I’ll concede Sarah’s anger has a valid gravamen. I don’t identify as a Republican so that it can get me hooked up at the club. I expect that real patriots will speak hard truths to stupid voters. The republic demands better than extend and pretend. It’s not just going to be OK in ten years. The Valley Forge Patriot won’t go along with fiascoes like the Gang of Eight Comprehensive Amnesty Reform so that Barack Obama will very publically pat him on his ofay, finely-coiffed head. So the correct question to ask here would be. “Is she doing anything constructive with said emotions when she talks about founding a 3rd Party to challenge both The Democrats and The GOP?”
To get a sense of that, it helps to draw historical analogies to past situations that were similar. Up until 1912, Theodore Roosevelt considered himself a good Republican. Then William Howard Taft defeated him for the 1912 Presidential nomination. Roosevelt then went 3rd Party, forming The Progressive Party*.
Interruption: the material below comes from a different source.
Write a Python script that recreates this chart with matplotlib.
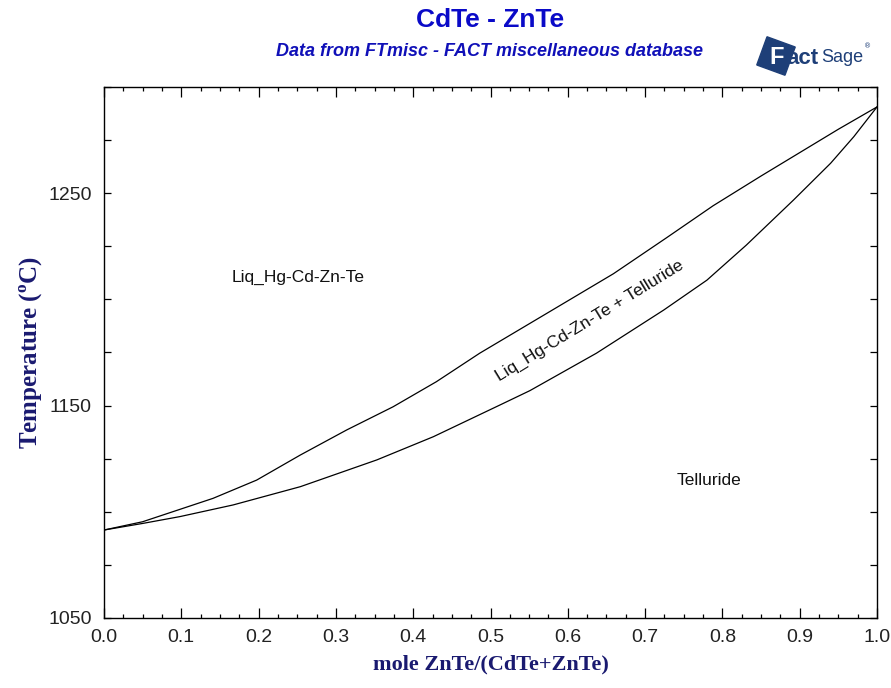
import matplotlib
matplotlib.use("Agg")
import matplotlib.pyplot as plt
from matplotlib.ticker import MultipleLocator
from matplotlib.patches import Polygon
import numpy as np

# Data
liq_x = [0.0, 0.05, 0.141, 0.1975, 0.254, 0.314, 0.374, 0.430, 0.486, 0.573,
         0.659, 0.728, 0.788, 0.85, 0.90, 0.95, 1.0]
liq_T = [1091.4, 1095.3, 1106.3, 1114.9, 1126.7, 1138.5, 1149.4, 1161.2, 1174.6,
         1193.4, 1212.0, 1229.0, 1244.0, 1258.0, 1269.0, 1280.0, 1290.5]
sol_x = [0.0, 0.05, 0.098, 0.167, 0.254, 0.353, 0.426, 0.512, 0.551, 0.637,
         0.724, 0.780, 0.831, 0.892, 0.94, 0.97, 1.0]
sol_T = [1091.4, 1094.5, 1097.7, 1103.2, 1111.8, 1124.4, 1135.3, 1150.2, 1157.0,
         1174.6, 1194.9, 1209.0, 1225.5, 1246.7, 1264.0, 1276.5, 1290.5]

labels = [("Liq_Hg-Cd-Zn-Te", 0.251, 1210.5, 0),
          ("Liq_Hg-Cd-Zn-Te + Telluride", 0.628, 1190.0, 31.5),
          ("Telluride", 0.783, 1114.5, 0)]

xticks = [0.0, 0.1, 0.2, 0.3, 0.4, 0.5, 0.6, 0.7, 0.8, 0.9, 1.0]
yticks = [1050, 1150, 1250]

title = "CdTe - ZnTe"
subtitle = "Data from FTmisc - FACT miscellaneous database"
xlabel = "mole ZnTe/(CdTe+ZnTe)"
ylabel = "Temperature ($^{\\mathregular{o}}$C)"

W, H = 891, 688
fig = plt.figure(figsize=(W/100, H/100), dpi=100)
ax = fig.add_axes([104/W, 1-618/H, 773/W, (618-86.75)/H])

ax.plot(liq_x, liq_T, color="black", lw=0.9)
ax.plot(sol_x, sol_T, color="black", lw=0.9)

ax.set_xlim(0, 1)
ax.set_ylim(1050, 1300)

ax.set_xticks(xticks)
ax.set_xticklabels([f"{v:.1f}" for v in xticks])
ax.xaxis.set_minor_locator(MultipleLocator(0.025))
ax.set_yticks(yticks)
ax.set_yticklabels([str(v) for v in yticks])
ax.yaxis.set_minor_locator(MultipleLocator(25))

tickfont = ["Liberation Sans Narrow", "Liberation Sans", "DejaVu Sans"]
ax.tick_params(axis="both", which="both", direction="in", top=True, right=True,
               color="black", width=0.9)
ax.tick_params(axis="x", which="major", length=7, pad=8)
ax.tick_params(axis="x", which="minor", length=3)
ax.tick_params(axis="y", which="both", length=5, pad=9)
for lab in ax.get_xticklabels() + ax.get_yticklabels():
    lab.set_family(tickfont)
    lab.set_fontsize(14)
    lab.set_color("#222222")
for s in ax.spines.values():
    s.set_linewidth(1.0)

for txt, x, y, rot in labels:
    ax.text(x, y, txt, ha="center", va="center", rotation=rot,
            rotation_mode="anchor", fontsize=12.5,
            family=["Liberation Sans", "DejaVu Sans"], color="#111111")

ax.set_xlabel(xlabel, family=["Liberation Serif", "DejaVu Serif"], fontweight="bold",
              fontsize=16, color="#1a1a70", labelpad=6)
ax.set_ylabel(ylabel, family=["Liberation Serif", "DejaVu Serif"], fontweight="bold",
              fontsize=18, color="#1a1a70", labelpad=2)

fig.text(490/W, 1-20/H, title, ha="center", va="center", fontsize=19,
         fontweight="bold", color="#0a0ac8",
         family=["Liberation Sans Narrow", "Liberation Sans", "DejaVu Sans"])
fig.text(489/W, 1-51/H, subtitle, ha="center", va="center", fontsize=13,
         fontweight="bold", style="italic", color="#1010b8",
         family=["Liberation Sans Narrow", "Liberation Sans", "DejaVu Sans"])

# FactSage logo approximation
logo_col = "#1e3f78"
cx, cy, h, ang = 776, 56, 15, np.deg2rad(20)
corners = []
for dx, dy in [(-h, -h), (h, -h), (h, h), (-h, h)]:
    px = cx + dx*np.cos(ang) - dy*np.sin(ang)
    py = cy + dx*np.sin(ang) + dy*np.cos(ang)
    corners.append((px/W, 1-py/H))
fig.patches.append(Polygon(corners, closed=True, transform=fig.transFigure,
                           color=logo_col, zorder=1))
fig.text(777/W, 1-58/H, "F", ha="center", va="center", fontsize=17,
         fontweight="bold", color="white", zorder=2,
         family=["Liberation Sans", "DejaVu Sans"])
fig.text(786/W, 1-58/H, "act", ha="left", va="center", fontsize=16,
         fontweight="bold", color=logo_col, zorder=2,
         family=["Liberation Sans", "DejaVu Sans"])
fig.text(821/W, 1-58/H, "Sage", ha="left", va="center", fontsize=13,
         color=logo_col, zorder=2,
         family=["Liberation Sans Narrow", "Liberation Sans", "DejaVu Sans"])
fig.text(864/W, 1-46/H, "\u00ae", ha="left", va="center", fontsize=5,
         color=logo_col, zorder=2, family=["DejaVu Sans"])

fig.savefig("out.png", dpi=100, facecolor="white")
TR felt that he had a moral justification to separate himself from the GOP at that point. He believed he was the reformer and that Taft, dare I say it, was a RINO. Americanhistory.com describes Roosevelt’s platform below:
True to Roosevelt’s progressive beliefs, the platform of the party called for major reforms including women’s suffrage, social welfare assistance for women and children, farm relief, revisions in banking, health insurance in industries, and worker’s compensation. The party also wanted an easier method to amend the constitution.
So if you think The Income Tax (16th Amendment), Prohibition (18th Amendment), and The League of Nations, were all good ideas, than so was the Bull Moose Party. It sure made a point. It made a point of Teddy Roosevelt handing the Democrats an election in which their candidate only received 43% of the vote. Amazing how that reminds me of H. Ross Perot’s impact on the Election of 1992.
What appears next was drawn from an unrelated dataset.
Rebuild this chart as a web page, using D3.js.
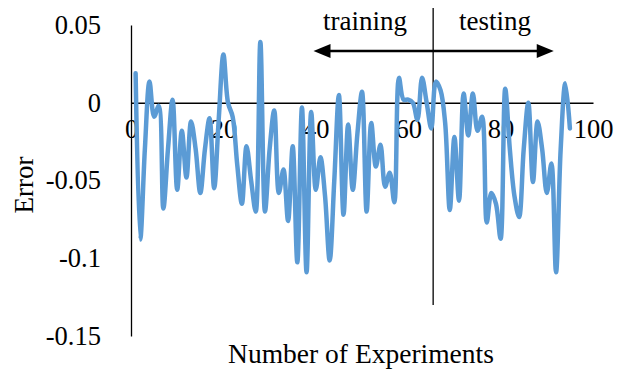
<!DOCTYPE html>
<html><head><meta charset="utf-8">
<script src="https://cdn.jsdelivr.net/npm/d3@7"></script>
<style>body{margin:0;background:#fff}svg{display:block}text{font-family:"Liberation Serif","Times New Roman",serif;fill:#000}</style>
</head><body>
<svg id="c" width="617" height="380"></svg>
<script>
const errors = [0.019,-0.088,-0.030,0.0136,-0.009,-0.002,-0.068,-0.030,0.002,-0.056,
 -0.018,-0.048,-0.012,-0.030,-0.058,-0.030,-0.010,-0.055,-0.010,0.031,
 0.000,-0.009,-0.040,-0.065,-0.028,-0.050,-0.070,0.039,-0.070,-0.030,
 -0.005,-0.058,-0.043,-0.076,-0.028,-0.1026,-0.003,-0.109,-0.006,-0.056,
 -0.035,-0.060,-0.1015,-0.050,0.005,-0.072,-0.014,-0.056,-0.020,0.007,
 -0.070,-0.013,-0.041,-0.027,-0.054,-0.045,-0.064,0.016,0.002,0.002,
 0.000,-0.011,0.016,0.000,-0.0165,0.0136,0.008,-0.013,-0.069,-0.022,
 -0.063,0.006,-0.021,0.006,-0.018,-0.009,-0.077,-0.058,-0.065,-0.0875,
 0.009,-0.030,-0.060,-0.0735,-0.030,0.000,-0.051,-0.012,-0.030,-0.058,
 -0.039,-0.109,-0.030,0.0125,-0.0165];
const experiments = errors.map((d,i)=>i+1);
const xTicks = [0,20,40,60,80,100];
const yTicks = [0.05,0,-0.05,-0.1,-0.15];
const yTickLabels = ["0.05","0","-0.05","-0.1","-0.15"];
const splitAt = 65.4;
const phaseLabels = ["training","testing"];
const xTitle = "Number of Experiments";
const yTitle = "Error";

const svg = d3.select("#c");
const x = d3.scaleLinear().domain([0,100]).range([131,593]);
const y = d3.scaleLinear().domain([-0.15,0.05]).range([336,25]);

// y axis
const ya = svg.append("g").attr("transform","translate(131,0)")
  .call(d3.axisLeft(y).tickValues(yTicks).tickSize(0).tickPadding(30)
    .tickFormat((d,i)=>yTickLabels[i]));
ya.select(".domain").attr("stroke","#000").attr("stroke-width",1.3);
ya.selectAll("text").attr("font-size",26.5).attr("font-family","Liberation Serif").attr("fill","#000");

// x axis at zero
const xa = svg.append("g").attr("transform",`translate(0,${y(0)})`)
  .call(d3.axisBottom(x).tickValues(xTicks).tickSize(0).tickPadding(16));
xa.select(".domain").attr("stroke","#000").attr("stroke-width",1.3);
xa.selectAll("text").attr("font-size",26.5).attr("font-family","Liberation Serif").attr("fill","#000");

// split line
svg.append("line").attr("x1",x(splitAt)).attr("x2",x(splitAt)).attr("y1",8).attr("y2",305)
  .attr("stroke","#000").attr("stroke-width",1.3);

// arrow
const ay = 51;
const ax1 = x(39.5), ax2 = x(91.5);
svg.append("line").attr("x1",ax1+14).attr("x2",ax2-14).attr("y1",ay).attr("y2",ay).attr("stroke","#000").attr("stroke-width",2.5);
svg.append("path").attr("d",`M${ax1},${ay}L${ax1+17},${ay-7}L${ax1+17},${ay+7}Z`).attr("fill","#000");
svg.append("path").attr("d",`M${ax2},${ay}L${ax2-17},${ay-7}L${ax2-17},${ay+7}Z`).attr("fill","#000");
svg.append("text").attr("x",365).attr("y",30).attr("text-anchor","middle").attr("font-size",27).text(phaseLabels[0]);
svg.append("text").attr("x",495).attr("y",30).attr("text-anchor","middle").attr("font-size",27).text(phaseLabels[1]);

// line
const line = d3.line().x((d,i)=>x(experiments[i])).y(d=>y(d)).curve(d3.curveCatmullRom.alpha(0.5));
svg.append("path").datum(errors).attr("d",line).attr("fill","none").attr("stroke","#5B9BD5")
  .attr("stroke-width",4.5).attr("stroke-linejoin","round").attr("stroke-linecap","round");

// titles
svg.append("text").attr("x",361).attr("y",363).attr("text-anchor","middle").attr("font-size",27.5).text(xTitle);
svg.append("text").attr("transform","translate(33,185) rotate(-90)").attr("text-anchor","middle").attr("font-size",27).text(yTitle);
</script>
</body></html>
So Sarah Palin should be mad. She just shouldn’t go away mad. And she certainly shouldn’t be teaming up with Mark Levin. Mark Levin articulates Conservative principles well, but like George Will or Rush Limbaugh, he still gets paid (and perhaps paid more) if Nancy Pelosi is lobbing more idiocy bombs against traditionalism as The Speaker of The House. I’m reminded of a chapter from Rush Limbaugh’s old book The Way Things Ought To Be. He stated “my success is not determined by who wins elections.” America’s, on the other hand, directly is.
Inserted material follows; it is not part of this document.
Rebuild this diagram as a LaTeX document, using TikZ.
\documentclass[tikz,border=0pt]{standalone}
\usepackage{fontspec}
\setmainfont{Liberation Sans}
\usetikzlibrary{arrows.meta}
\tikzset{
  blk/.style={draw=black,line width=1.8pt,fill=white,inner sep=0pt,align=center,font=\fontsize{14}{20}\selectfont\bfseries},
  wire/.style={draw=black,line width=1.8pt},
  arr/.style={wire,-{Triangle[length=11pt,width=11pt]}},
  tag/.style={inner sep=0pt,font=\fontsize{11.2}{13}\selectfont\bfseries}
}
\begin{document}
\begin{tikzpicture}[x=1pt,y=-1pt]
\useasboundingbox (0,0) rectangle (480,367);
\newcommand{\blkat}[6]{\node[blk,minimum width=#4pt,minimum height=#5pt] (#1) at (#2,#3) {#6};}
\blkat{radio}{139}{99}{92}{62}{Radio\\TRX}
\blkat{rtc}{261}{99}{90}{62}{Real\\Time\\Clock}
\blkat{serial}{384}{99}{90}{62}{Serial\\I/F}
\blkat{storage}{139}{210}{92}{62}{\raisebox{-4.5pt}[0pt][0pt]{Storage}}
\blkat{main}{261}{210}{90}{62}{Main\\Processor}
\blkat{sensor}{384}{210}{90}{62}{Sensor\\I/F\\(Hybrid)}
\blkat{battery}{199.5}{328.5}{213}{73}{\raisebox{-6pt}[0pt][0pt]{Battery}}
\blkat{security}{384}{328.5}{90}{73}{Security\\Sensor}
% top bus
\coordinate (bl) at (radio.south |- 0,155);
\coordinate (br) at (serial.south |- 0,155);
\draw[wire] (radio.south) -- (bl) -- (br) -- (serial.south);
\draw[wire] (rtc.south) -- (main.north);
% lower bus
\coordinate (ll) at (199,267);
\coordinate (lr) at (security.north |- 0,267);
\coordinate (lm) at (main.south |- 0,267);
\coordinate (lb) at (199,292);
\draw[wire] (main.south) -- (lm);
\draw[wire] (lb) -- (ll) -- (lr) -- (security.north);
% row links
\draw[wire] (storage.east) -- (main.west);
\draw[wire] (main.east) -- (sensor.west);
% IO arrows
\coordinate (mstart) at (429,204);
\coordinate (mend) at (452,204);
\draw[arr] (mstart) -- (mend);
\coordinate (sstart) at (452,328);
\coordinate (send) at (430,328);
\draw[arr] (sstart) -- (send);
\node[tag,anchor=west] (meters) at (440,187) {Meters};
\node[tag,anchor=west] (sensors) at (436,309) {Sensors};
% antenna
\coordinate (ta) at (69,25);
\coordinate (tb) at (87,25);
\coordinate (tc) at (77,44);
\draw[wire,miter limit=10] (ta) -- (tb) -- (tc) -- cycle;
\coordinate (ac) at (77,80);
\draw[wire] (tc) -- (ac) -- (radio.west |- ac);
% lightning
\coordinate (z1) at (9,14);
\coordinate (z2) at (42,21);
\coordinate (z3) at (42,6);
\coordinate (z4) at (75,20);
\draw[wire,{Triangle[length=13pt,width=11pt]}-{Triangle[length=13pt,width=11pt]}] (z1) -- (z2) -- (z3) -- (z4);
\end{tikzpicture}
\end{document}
So if Governor Palin wants to use her popularity to move the GOP in a more rightward direction, I say “Give ‘em hell!” But please do so from within the party, using the grassroots and the primary process as a fulcrum. Being a point guard is more than just having a point. It also involves orchestrating scoring plays that win the game. Those, she can capably do from within the party. Remember, Senator Ted Cruz does more for Conservatives on his days off than Mark Levin does when he yells invectives over the airwaves. Sarah Palin should try and give us more like Senator Ted Cruz.
*-It was nicknamed The Bull Moose Party. That was kind in comparison to what it probably deserved.